Yes, my friends, Erika is a freelancer, a remote worker, and here to tell you, the struggle is real. Sure, there are perks to working from home, like not having to commute, and being able to work in your pajamas. But there are also downsides, like loneliness, isolation, and the fact that you end up eating a lot of PB&J's, or let's be real, a spoon of peanut butter from the jar.
Let's set the scene for you. She wakes up at 8:00 AM, which is pretty late compared to previous jobs, and also considering that she doesn't have to 'be in the office' until 9:00 AM. With no commute to worry about, she rolls out of bed, stumbles to the kitchen, and makes herself a cup of coffee. Then she sits down at her desk and starts working. No shower, no getting dressed, no human interaction. Just a freelancer and her computer.
As the day goes on, things don't get much better. She may have a few calls with coworkers, but they're usually pretty short and to the point. They don't have time to chat or catch up like they would in an office setting. And once the calls are over, she's back to her quiet, lonely desk.
Don't get it wrong, she loves the freedom and flexibility that comes with working remotely. But there are days when she longs for the distractions and human interaction that comes with a traditional office. The break room conversations, the lunchtime banter, the occasional happy hour. All of those things are missing from her work life. Can you relate?
When you work remotely, it's easy to fall into a routine of sitting at your desk and working in isolation for hours on end. The lack of human interaction can leave you feeling disconnected, uninspired, and unproductive. And the lack of human interaction and constant feeling of loneliness can take a toll on your mental health.
Loneliness can manifest itself in different ways. It could be a sense of longing for social interaction or the feeling of being disconnected from others. It could also lead to a lack of motivation and a decrease in productivity. It's easy to become stuck in a rut, and it can be challenging to pull yourself out of it when you're working alone.
In addition, the absence of regular human interaction can contribute to feelings of depression, anxiety, and even imposter syndrome. The lack of interaction with friends and family, combined with the lack of social interaction at work, can lead to a sense of overwhelming loneliness.
Loneliness and isolation are not uncommon among those who work from home. Without the regular social interactions that come with an office environment, many remote workers can feel disconnected from the rest of the world. The lack of physical presence can also make it harder to form meaningful relationships with coworkers or clients, as it is more challenging to read body language and other nonverbal cues over a screen.
Moreover, freelancers and remote workers often work alone, which can further exacerbate feelings of loneliness and isolation. Working in isolation can make it challenging to stay motivated and focused, leading to decreased productivity and quality of work. It can also lead to a lack of accountability, as there is no one to keep you in check or offer guidance.

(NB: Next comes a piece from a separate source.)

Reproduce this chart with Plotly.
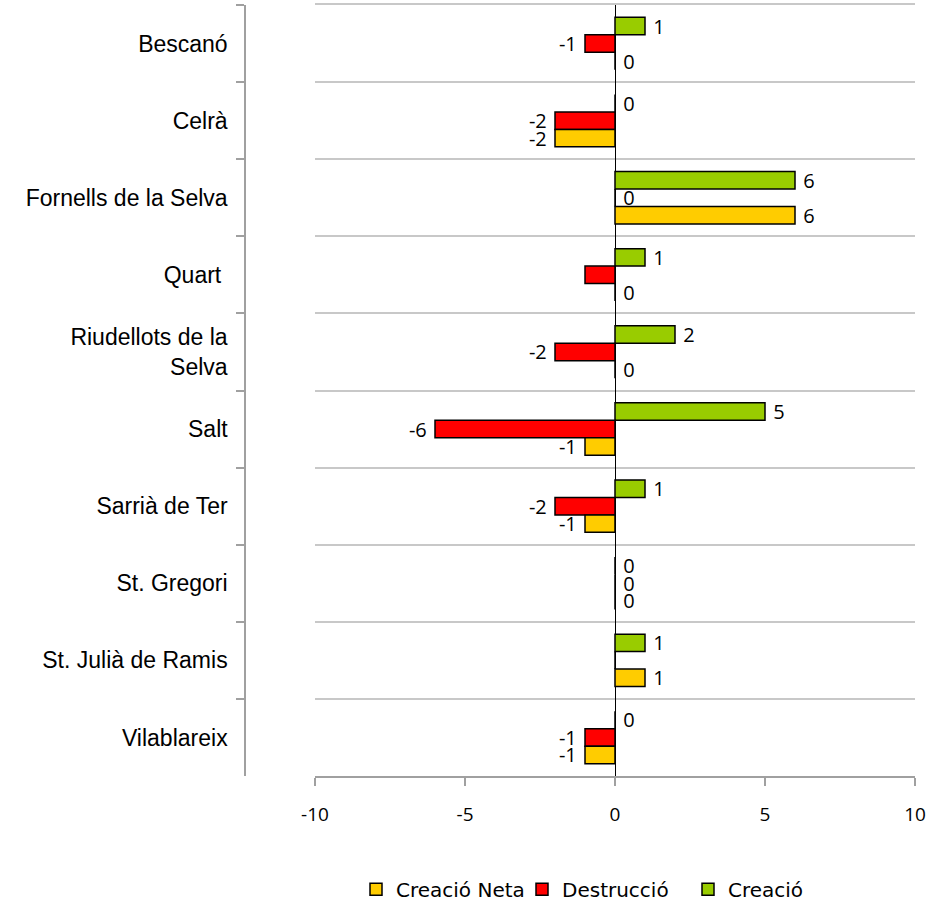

Another factor that contributes to the loneliness and isolation experienced is the lack of routine. Without the daily structure provided by an office environment, it can be challenging to establish a routine that works for you. This can lead to irregular sleep patterns, poor diet, and lack of exercise, which can all impact mental health and well-being.
The problem of loneliness and isolation is not unique to remote workers, but it can be particularly acute for those who work from home. It is important to note that everyone is different, and some people thrive in a solo work environment. However, for those who struggle with loneliness and isolation, there are several ways to combat these feelings.
First and foremost, it is essential to create a sense of community. Joining online communities, social media groups, and forums can help remote workers connect with others who share their interests and experiences. This can provide a sense of camaraderie and help combat the sense of isolation that comes with working alone.
Another way to combat loneliness is to prioritize social interaction. Scheduling regular video calls or in-person meetings with clients or coworkers can help establish a sense of human connection. It can also be helpful to schedule regular breaks throughout the day to engage in social activities, such as taking a walk with a friend or grabbing a coffee with a colleague. The key to combating these feelings is to establish a sense of community, prioritize social interaction, and take care of your mental health.
Establishing a routine can also help combat feelings of loneliness and isolation. Creating a consistent schedule, with regular work hours and time set aside for exercise, hobbies, or other activities, can help establish a sense of normalcy and structure.
Finally, it is essential to take care of your mental health. This includes being mindful of the signs of depression and anxiety and seeking professional help if needed. It is also important to take breaks and step away from work when needed. Engaging in activities that bring you joy can help combat feelings of loneliness and isolation and help you feel more connected to the world around you.
In conclusion, remember, loneliness is a natural feeling, and it's okay to feel it. However, it's important to recognize that there are ways to combat these feelings. Making an effort to connect with coworkers through regular video calls, participating in online communities, and taking regular breaks to get outside and interact with the world around you can all help to mitigate the effects of loneliness. By acknowledging and addressing the impact of isolation, you and Erika can stay productive and healthy, while enjoying the benefits of remote work.